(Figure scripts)
------------------------
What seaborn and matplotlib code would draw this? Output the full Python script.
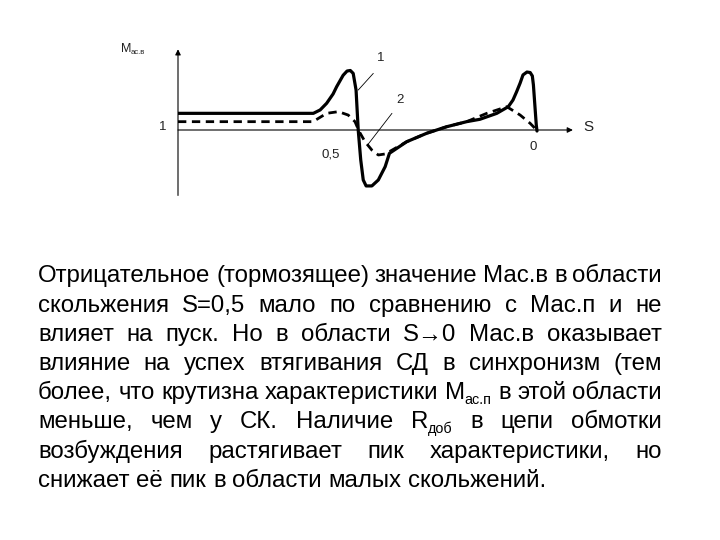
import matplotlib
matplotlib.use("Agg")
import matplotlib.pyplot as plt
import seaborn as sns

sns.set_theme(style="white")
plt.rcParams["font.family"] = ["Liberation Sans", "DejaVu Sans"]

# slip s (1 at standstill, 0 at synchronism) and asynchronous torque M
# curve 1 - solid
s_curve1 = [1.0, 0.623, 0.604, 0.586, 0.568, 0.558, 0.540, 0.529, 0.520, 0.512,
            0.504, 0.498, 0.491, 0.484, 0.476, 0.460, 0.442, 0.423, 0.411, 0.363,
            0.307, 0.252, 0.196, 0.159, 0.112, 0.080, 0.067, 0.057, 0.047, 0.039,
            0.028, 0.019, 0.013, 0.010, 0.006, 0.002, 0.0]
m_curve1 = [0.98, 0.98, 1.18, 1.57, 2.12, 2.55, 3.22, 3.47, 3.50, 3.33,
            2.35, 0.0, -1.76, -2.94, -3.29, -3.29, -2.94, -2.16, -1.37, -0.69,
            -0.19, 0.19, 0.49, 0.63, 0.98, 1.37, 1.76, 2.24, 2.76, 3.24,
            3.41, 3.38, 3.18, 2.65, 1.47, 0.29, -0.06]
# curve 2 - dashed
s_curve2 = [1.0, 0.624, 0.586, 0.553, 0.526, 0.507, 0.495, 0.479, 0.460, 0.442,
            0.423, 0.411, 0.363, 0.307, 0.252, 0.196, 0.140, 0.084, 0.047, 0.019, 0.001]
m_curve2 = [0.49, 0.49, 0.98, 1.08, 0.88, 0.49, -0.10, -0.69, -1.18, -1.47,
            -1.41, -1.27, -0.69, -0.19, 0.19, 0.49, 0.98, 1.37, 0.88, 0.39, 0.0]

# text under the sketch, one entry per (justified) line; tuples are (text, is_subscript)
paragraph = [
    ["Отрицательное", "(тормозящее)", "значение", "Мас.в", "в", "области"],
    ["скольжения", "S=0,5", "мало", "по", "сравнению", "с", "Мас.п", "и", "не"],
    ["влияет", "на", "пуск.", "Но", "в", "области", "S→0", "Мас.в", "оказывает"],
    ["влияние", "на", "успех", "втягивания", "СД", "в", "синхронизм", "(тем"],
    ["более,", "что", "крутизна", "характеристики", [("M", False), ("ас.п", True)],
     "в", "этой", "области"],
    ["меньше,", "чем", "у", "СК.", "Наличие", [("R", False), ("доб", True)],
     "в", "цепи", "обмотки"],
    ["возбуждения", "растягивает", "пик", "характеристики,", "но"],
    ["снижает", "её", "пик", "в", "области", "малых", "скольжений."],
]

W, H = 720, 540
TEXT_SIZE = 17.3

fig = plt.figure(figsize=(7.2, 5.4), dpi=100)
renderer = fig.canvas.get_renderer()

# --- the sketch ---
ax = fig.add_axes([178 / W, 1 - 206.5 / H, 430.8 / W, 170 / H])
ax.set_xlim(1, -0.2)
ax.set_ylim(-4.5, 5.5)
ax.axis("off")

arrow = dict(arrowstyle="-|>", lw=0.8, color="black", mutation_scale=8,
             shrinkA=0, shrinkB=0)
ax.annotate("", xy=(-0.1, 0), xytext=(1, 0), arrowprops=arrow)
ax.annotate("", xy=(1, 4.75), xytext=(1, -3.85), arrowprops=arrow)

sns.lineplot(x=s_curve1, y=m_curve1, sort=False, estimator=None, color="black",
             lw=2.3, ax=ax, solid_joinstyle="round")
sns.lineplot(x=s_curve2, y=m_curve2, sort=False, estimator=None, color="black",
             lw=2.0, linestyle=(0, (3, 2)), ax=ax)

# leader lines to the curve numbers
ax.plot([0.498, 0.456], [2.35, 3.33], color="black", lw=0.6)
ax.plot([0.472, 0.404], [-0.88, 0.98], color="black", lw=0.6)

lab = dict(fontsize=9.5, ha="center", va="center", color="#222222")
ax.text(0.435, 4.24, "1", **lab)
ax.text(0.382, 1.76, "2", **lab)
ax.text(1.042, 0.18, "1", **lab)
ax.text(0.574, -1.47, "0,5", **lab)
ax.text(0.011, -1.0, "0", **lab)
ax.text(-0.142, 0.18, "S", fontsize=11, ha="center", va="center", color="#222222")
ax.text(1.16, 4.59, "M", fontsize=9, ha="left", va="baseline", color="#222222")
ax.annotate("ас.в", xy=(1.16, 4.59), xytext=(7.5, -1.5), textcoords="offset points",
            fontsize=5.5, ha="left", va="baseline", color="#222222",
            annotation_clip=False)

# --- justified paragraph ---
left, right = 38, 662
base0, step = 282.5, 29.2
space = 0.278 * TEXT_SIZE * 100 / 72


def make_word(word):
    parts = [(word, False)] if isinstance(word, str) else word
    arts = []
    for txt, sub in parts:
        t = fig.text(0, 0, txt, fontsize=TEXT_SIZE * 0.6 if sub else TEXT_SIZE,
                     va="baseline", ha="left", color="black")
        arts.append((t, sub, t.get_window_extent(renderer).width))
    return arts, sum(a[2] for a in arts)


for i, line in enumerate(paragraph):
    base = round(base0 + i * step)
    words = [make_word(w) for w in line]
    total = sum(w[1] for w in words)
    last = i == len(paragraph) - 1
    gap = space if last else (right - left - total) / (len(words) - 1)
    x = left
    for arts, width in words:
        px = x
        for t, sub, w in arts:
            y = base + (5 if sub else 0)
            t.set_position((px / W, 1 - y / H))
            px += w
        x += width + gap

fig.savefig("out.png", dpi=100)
------------------------
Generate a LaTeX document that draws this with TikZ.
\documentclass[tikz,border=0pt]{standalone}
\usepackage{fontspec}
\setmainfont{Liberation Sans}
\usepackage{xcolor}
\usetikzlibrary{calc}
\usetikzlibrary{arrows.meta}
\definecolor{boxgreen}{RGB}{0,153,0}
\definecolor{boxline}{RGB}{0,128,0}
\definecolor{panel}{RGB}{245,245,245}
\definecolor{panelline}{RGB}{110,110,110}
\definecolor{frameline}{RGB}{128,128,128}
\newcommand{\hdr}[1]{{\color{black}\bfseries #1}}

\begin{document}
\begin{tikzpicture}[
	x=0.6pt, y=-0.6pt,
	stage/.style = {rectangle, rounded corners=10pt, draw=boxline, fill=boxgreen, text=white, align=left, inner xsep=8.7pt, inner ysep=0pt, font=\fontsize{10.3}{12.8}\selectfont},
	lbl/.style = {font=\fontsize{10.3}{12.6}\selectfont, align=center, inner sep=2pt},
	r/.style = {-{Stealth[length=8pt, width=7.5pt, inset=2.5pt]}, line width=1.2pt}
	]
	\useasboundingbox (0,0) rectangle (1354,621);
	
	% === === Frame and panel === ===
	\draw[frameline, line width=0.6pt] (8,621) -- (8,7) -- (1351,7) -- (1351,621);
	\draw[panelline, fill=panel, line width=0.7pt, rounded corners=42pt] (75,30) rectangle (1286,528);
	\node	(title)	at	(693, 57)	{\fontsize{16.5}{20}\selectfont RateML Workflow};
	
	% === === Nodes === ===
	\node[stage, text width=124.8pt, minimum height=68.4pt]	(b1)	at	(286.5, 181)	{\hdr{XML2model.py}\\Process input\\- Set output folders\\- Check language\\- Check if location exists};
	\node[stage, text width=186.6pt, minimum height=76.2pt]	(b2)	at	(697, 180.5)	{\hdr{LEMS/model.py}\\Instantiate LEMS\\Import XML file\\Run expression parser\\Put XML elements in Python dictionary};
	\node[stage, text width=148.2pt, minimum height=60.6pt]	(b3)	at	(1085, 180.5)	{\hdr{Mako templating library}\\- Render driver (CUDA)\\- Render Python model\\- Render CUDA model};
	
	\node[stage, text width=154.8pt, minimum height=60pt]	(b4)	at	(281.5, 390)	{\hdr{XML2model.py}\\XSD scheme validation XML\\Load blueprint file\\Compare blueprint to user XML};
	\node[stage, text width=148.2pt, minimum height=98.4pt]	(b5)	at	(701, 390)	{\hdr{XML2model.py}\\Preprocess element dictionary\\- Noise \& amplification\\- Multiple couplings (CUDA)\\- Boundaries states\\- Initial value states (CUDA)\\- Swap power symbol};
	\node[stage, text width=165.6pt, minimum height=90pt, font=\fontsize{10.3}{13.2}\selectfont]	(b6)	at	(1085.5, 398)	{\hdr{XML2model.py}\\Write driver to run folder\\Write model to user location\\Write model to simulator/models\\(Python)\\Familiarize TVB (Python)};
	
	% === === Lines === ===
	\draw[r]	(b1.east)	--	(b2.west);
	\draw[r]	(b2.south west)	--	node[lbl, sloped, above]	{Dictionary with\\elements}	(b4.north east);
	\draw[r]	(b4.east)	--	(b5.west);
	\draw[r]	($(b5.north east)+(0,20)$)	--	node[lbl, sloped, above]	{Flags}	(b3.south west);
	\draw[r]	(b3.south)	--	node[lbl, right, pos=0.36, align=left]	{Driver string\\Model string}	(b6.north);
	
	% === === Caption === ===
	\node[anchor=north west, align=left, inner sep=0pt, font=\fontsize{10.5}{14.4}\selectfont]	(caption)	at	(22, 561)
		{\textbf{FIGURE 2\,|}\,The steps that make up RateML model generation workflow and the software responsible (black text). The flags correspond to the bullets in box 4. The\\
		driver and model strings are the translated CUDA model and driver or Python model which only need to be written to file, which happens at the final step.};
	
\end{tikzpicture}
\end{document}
------------------------
Exercise instructions: Look above for the line with "What seaborn and", then print it and each line after it down to and including the line with "TEXT_SIZE = 17.3". Leave out the pictures and keep the wording exact.

The answer:
What seaborn and matplotlib code would draw this? Output the full Python script.
import matplotlib
matplotlib.use("Agg")
import matplotlib.pyplot as plt
import seaborn as sns

sns.set_theme(style="white")
plt.rcParams["font.family"] = ["Liberation Sans", "DejaVu Sans"]

# slip s (1 at standstill, 0 at synchronism) and asynchronous torque M
# curve 1 - solid
s_curve1 = [1.0, 0.623, 0.604, 0.586, 0.568, 0.558, 0.540, 0.529, 0.520, 0.512,
            0.504, 0.498, 0.491, 0.484, 0.476, 0.460, 0.442, 0.423, 0.411, 0.363,
            0.307, 0.252, 0.196, 0.159, 0.112, 0.080, 0.067, 0.057, 0.047, 0.039,
            0.028, 0.019, 0.013, 0.010, 0.006, 0.002, 0.0]
m_curve1 = [0.98, 0.98, 1.18, 1.57, 2.12, 2.55, 3.22, 3.47, 3.50, 3.33,
            2.35, 0.0, -1.76, -2.94, -3.29, -3.29, -2.94, -2.16, -1.37, -0.69,
            -0.19, 0.19, 0.49, 0.63, 0.98, 1.37, 1.76, 2.24, 2.76, 3.24,
            3.41, 3.38, 3.18, 2.65, 1.47, 0.29, -0.06]
# curve 2 - dashed
s_curve2 = [1.0, 0.624, 0.586, 0.553, 0.526, 0.507, 0.495, 0.479, 0.460, 0.442,
            0.423, 0.411, 0.363, 0.307, 0.252, 0.196, 0.140, 0.084, 0.047, 0.019, 0.001]
m_curve2 = [0.49, 0.49, 0.98, 1.08, 0.88, 0.49, -0.10, -0.69, -1.18, -1.47,
            -1.41, -1.27, -0.69, -0.19, 0.19, 0.49, 0.98, 1.37, 0.88, 0.39, 0.0]

# text under the sketch, one entry per (justified) line; tuples are (text, is_subscript)
paragraph = [
    ["Отрицательное", "(тормозящее)", "значение", "Мас.в", "в", "области"],
    ["скольжения", "S=0,5", "мало", "по", "сравнению", "с", "Мас.п", "и", "не"],
    ["влияет", "на", "пуск.", "Но", "в", "области", "S→0", "Мас.в", "оказывает"],
    ["влияние", "на", "успех", "втягивания", "СД", "в", "синхронизм", "(тем"],
    ["более,", "что", "крутизна", "характеристики", [("M", False), ("ас.п", True)],
     "в", "этой", "области"],
    ["меньше,", "чем", "у", "СК.", "Наличие", [("R", False), ("доб", True)],
     "в", "цепи", "обмотки"],
    ["возбуждения", "растягивает", "пик", "характеристики,", "но"],
    ["снижает", "её", "пик", "в", "области", "малых", "скольжений."],
]

W, H = 720, 540
TEXT_SIZE = 17.3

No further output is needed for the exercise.